Johannesburg - Standard Bank group economist, Goolam Ballim, says he expects the SA economy to maintain its robust growth path in 2006 with the economy forecast to grow at 4.9% in the year ahead.
Ballim was speaking at the annual Standard Bank overview of the economy, this year titled The Economy in 2006.
Interestingly, Ballim expects this to happen despite a moderate slowdown in global economic fortunes that he says will be precipitated by a tightening in monetary policy and consequent lower levels of global liquidity.
"The world economy is entering a global monetary transition that will see incremental monetary policy tightening resulting in reduced global liquidity," Ballim says.
Ballim says the credit spread between European and US interest rates could begin to narrow, with the European Central Bank hiking interest rates in the coming year.
US rates remain steady
He also believes US rates will remain relatively steady with a slight upward bias thanks to continued inflationary wariness on the part of the US Federal Reserve.
"The ECB is only beginning to tighten and therefore the allure of spread [between US and EU interest rates] is disappearing," says Ballim.
"As a result one would expect to see a mildly weakening trend in the dollar this year. Because of this transition yield curves will flatten resulting in softer global economic growth."
Nevertheless, Ballim feels the impact of this will be relatively benign with the world economy still forecast to grow at around 4%.

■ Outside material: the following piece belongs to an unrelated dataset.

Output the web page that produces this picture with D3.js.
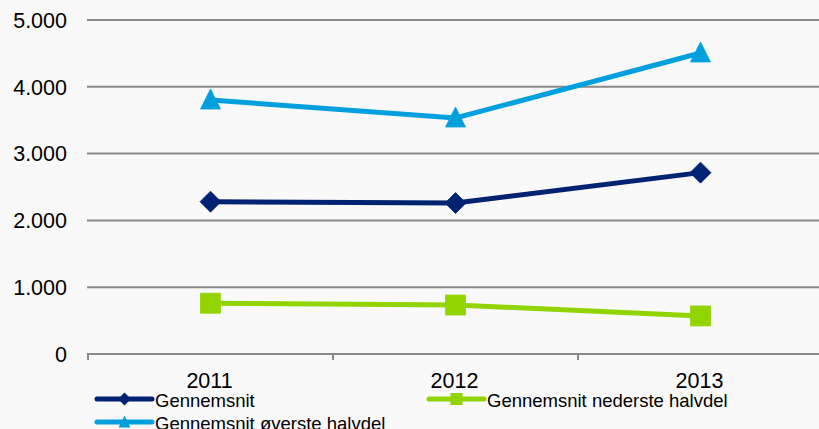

Ballim also feels the SA economy will remain on a relatively robust growth path with economic growth for 2006 forecast to come in at 4.9%.
Growth in black community
Ballim feels that although the impetus behind SA's consumer driven economic growth will slow somewhat in 2006, it will still be sustained by relatively healthy real income growth of 3% and continued income growth in the black community.
Ballim also forecasts a 5% increase in the amounts allocated to social grants by Finance Minister Trevor Manuel thanks to a projected R40bn revenue overrun.

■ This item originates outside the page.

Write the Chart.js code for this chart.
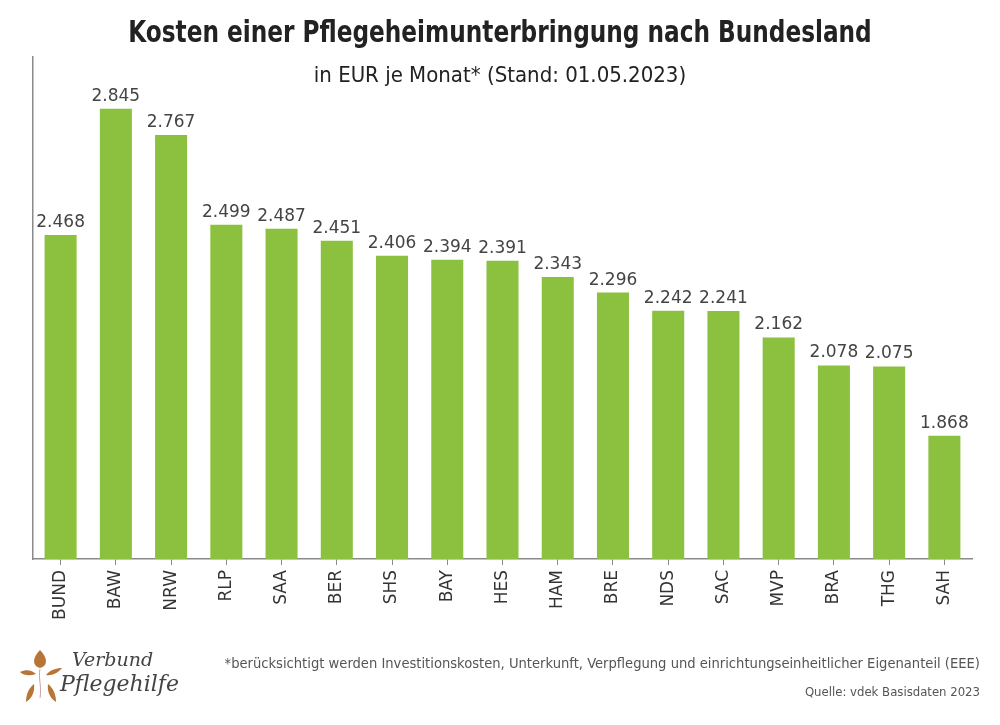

"Although these grants accrue to the most vulnerable in society they do have a very high propensity to spend," he says.
On the commodity front, Ballim says the market should remain firm but with slower growth than that experienced in 2005.
"The outlook for resources cannot be as lively as it has been and therefore in the latter half of the 2006 the rand will endure some weakness."
However, the local currency is still forecast to stay at an average level of about R6.37/US$ in 2006 while maintaining a relatively steady level of R11.43/£ and R7.83/€.
Not continue indefinitely
Despite the moderate squeeze on global liquidity, Ballim said he did not foresee a sharp reduction in the foreign appetite for local equity, although he did say that the record-breaking levels seen in recent times could not continue indefinitely.
Nevertheless he still forecast enough of an influx in equity buying to keep the local bourse ticking over at a persistently healthy rate.
Ballim did stress however, that his forecast was a "baseline assessment" that did not include the threat of certain exogenous risk factors such as another oil price shock, a crash in the US housing market or a marked slowdown in the Chinese economy.
Barring these external shocks though, Ballim was confident that 2006 would be another buoyant economic year with the local economy enjoying particular upside potential.